In the listing below, find the line holding "Write a Python" and the line holding "-198, -188, -160, -116, -61, 0]". Write out those two lines and all lines between, exactly, and nothing more.

+++ RECORDS SHOWN +++

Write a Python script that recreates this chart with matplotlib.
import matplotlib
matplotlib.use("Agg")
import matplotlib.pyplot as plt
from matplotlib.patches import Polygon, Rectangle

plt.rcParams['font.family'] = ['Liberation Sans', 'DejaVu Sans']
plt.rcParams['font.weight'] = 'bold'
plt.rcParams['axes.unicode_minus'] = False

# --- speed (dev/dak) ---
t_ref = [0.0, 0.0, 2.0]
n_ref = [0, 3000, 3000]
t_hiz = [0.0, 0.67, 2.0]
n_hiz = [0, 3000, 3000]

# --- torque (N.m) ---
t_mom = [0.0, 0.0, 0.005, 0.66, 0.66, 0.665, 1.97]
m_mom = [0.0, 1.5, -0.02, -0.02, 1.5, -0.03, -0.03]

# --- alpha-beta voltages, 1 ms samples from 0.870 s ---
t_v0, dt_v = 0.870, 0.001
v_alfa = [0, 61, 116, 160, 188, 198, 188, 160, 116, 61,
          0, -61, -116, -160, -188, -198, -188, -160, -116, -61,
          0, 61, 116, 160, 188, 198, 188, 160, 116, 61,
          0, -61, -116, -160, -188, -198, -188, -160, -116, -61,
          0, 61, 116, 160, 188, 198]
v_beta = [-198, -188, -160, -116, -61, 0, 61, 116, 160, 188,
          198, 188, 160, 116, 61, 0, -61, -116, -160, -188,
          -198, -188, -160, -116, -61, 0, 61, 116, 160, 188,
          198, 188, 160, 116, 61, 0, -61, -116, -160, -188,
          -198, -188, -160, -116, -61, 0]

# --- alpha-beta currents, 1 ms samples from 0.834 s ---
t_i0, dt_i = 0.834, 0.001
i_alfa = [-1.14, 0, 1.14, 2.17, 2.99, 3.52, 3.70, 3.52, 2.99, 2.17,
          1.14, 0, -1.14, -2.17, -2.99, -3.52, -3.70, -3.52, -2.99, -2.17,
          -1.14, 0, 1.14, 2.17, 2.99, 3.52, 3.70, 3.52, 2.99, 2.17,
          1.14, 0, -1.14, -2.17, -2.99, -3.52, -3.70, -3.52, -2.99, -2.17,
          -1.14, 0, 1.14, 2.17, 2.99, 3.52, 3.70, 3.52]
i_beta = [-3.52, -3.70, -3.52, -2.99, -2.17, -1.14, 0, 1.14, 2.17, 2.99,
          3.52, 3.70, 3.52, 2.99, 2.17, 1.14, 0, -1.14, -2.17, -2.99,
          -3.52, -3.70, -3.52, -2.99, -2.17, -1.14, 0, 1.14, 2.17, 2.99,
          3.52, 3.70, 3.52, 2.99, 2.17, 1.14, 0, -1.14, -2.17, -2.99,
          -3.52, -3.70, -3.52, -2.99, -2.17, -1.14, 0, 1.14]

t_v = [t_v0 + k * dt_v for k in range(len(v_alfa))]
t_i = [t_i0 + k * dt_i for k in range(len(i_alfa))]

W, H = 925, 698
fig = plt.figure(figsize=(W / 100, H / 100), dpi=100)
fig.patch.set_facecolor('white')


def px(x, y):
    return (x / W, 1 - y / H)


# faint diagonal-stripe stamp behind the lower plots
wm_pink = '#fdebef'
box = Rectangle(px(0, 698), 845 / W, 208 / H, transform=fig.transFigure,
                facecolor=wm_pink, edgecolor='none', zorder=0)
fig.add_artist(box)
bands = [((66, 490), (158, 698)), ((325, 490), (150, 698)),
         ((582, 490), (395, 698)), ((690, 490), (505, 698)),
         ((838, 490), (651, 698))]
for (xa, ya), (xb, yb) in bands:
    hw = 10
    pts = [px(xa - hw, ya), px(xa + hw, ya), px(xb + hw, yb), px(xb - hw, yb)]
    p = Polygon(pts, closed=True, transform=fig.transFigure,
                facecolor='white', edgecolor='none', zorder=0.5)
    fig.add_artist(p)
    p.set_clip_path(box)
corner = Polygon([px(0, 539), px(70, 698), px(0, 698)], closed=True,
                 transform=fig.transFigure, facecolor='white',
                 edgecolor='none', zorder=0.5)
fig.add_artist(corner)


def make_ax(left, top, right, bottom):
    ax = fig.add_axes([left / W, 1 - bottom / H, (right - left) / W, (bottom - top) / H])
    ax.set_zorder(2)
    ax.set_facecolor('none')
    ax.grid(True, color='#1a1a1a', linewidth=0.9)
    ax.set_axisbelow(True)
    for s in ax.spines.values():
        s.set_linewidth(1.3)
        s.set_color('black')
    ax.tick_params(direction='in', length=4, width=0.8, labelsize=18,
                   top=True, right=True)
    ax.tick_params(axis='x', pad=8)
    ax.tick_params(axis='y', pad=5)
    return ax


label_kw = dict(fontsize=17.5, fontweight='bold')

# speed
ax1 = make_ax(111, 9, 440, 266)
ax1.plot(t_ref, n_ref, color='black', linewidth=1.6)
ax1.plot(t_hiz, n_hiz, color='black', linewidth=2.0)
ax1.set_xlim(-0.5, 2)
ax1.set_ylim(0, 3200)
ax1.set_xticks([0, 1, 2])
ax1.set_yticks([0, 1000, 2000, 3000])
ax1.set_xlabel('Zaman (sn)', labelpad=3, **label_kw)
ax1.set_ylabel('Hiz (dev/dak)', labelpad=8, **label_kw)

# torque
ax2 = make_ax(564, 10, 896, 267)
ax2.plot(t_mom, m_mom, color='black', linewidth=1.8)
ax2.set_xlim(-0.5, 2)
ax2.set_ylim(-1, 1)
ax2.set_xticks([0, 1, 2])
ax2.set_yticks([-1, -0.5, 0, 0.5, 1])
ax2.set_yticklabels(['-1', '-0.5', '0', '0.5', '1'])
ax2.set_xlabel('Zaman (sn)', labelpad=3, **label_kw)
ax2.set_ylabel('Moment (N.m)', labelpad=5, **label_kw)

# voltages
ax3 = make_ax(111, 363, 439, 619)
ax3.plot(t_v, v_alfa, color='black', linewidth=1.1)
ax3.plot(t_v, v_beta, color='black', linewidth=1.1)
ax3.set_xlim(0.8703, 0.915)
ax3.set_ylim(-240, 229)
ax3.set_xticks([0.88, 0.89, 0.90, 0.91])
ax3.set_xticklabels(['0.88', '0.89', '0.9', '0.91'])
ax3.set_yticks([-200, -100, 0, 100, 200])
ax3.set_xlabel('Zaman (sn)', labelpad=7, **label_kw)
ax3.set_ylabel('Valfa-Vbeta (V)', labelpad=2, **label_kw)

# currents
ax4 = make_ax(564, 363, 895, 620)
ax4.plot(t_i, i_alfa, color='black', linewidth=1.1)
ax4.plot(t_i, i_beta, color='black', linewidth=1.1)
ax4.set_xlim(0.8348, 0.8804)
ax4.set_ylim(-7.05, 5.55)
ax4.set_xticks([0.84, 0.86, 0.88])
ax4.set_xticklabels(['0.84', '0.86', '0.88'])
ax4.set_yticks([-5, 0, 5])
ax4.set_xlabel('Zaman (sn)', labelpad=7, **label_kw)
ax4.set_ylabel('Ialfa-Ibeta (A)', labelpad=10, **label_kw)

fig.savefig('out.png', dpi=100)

+++
+++ RECORDS SHOWN +++

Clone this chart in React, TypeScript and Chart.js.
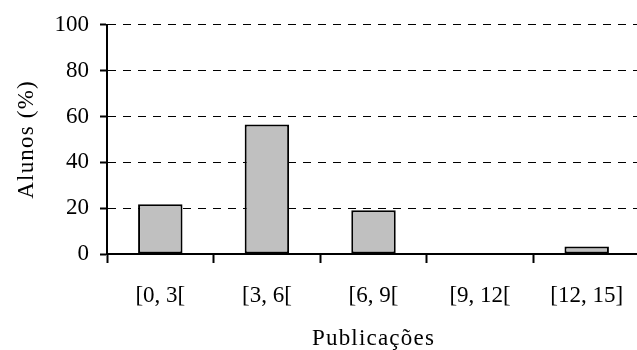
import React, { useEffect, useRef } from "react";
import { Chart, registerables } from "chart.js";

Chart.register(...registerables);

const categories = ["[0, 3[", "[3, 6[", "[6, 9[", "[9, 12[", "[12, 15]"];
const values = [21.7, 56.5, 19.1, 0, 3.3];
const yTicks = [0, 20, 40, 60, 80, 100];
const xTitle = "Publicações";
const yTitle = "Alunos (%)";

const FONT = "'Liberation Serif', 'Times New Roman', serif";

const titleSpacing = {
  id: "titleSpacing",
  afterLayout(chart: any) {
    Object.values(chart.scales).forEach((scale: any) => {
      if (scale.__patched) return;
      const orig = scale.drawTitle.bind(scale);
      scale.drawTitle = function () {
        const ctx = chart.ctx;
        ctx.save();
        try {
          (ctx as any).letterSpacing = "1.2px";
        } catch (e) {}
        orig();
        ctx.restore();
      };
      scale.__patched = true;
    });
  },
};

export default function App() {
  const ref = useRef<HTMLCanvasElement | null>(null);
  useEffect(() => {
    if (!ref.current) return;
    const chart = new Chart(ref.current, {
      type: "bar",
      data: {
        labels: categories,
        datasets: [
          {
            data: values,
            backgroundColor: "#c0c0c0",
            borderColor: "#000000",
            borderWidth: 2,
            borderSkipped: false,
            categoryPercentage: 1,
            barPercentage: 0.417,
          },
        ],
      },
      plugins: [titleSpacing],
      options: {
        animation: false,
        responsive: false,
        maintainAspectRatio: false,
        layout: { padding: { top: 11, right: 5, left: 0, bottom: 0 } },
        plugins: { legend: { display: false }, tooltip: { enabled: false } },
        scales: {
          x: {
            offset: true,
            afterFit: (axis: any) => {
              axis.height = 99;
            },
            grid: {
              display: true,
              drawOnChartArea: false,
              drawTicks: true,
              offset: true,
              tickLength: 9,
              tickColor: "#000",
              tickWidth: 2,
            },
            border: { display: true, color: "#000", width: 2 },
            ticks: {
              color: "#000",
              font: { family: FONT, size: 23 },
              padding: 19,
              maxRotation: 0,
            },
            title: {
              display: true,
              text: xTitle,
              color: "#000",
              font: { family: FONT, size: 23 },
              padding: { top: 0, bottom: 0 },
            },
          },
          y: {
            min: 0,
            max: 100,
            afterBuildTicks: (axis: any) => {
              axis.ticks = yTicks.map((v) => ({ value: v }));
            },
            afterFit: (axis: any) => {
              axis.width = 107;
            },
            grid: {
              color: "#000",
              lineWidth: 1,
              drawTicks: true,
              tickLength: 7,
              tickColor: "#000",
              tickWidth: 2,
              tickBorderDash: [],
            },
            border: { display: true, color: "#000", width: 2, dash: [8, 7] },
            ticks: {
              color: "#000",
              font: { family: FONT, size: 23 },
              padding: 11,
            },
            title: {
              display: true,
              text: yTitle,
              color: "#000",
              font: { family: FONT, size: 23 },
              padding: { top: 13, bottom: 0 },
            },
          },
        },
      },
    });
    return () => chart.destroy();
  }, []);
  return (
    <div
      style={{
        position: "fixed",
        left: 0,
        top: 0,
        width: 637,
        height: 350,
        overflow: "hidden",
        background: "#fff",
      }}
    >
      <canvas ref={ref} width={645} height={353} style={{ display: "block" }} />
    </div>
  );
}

+++

FULL ANSWER:
Write a Python script that recreates this chart with matplotlib.
import matplotlib
matplotlib.use("Agg")
import matplotlib.pyplot as plt
from matplotlib.patches import Polygon, Rectangle

plt.rcParams['font.family'] = ['Liberation Sans', 'DejaVu Sans']
plt.rcParams['font.weight'] = 'bold'
plt.rcParams['axes.unicode_minus'] = False

# --- speed (dev/dak) ---
t_ref = [0.0, 0.0, 2.0]
n_ref = [0, 3000, 3000]
t_hiz = [0.0, 0.67, 2.0]
n_hiz = [0, 3000, 3000]

# --- torque (N.m) ---
t_mom = [0.0, 0.0, 0.005, 0.66, 0.66, 0.665, 1.97]
m_mom = [0.0, 1.5, -0.02, -0.02, 1.5, -0.03, -0.03]

# --- alpha-beta voltages, 1 ms samples from 0.870 s ---
t_v0, dt_v = 0.870, 0.001
v_alfa = [0, 61, 116, 160, 188, 198, 188, 160, 116, 61,
          0, -61, -116, -160, -188, -198, -188, -160, -116, -61,
          0, 61, 116, 160, 188, 198, 188, 160, 116, 61,
          0, -61, -116, -160, -188, -198, -188, -160, -116, -61,
          0, 61, 116, 160, 188, 198]
v_beta = [-198, -188, -160, -116, -61, 0, 61, 116, 160, 188,
          198, 188, 160, 116, 61, 0, -61, -116, -160, -188,
          -198, -188, -160, -116, -61, 0, 61, 116, 160, 188,
          198, 188, 160, 116, 61, 0, -61, -116, -160, -188,
          -198, -188, -160, -116, -61, 0]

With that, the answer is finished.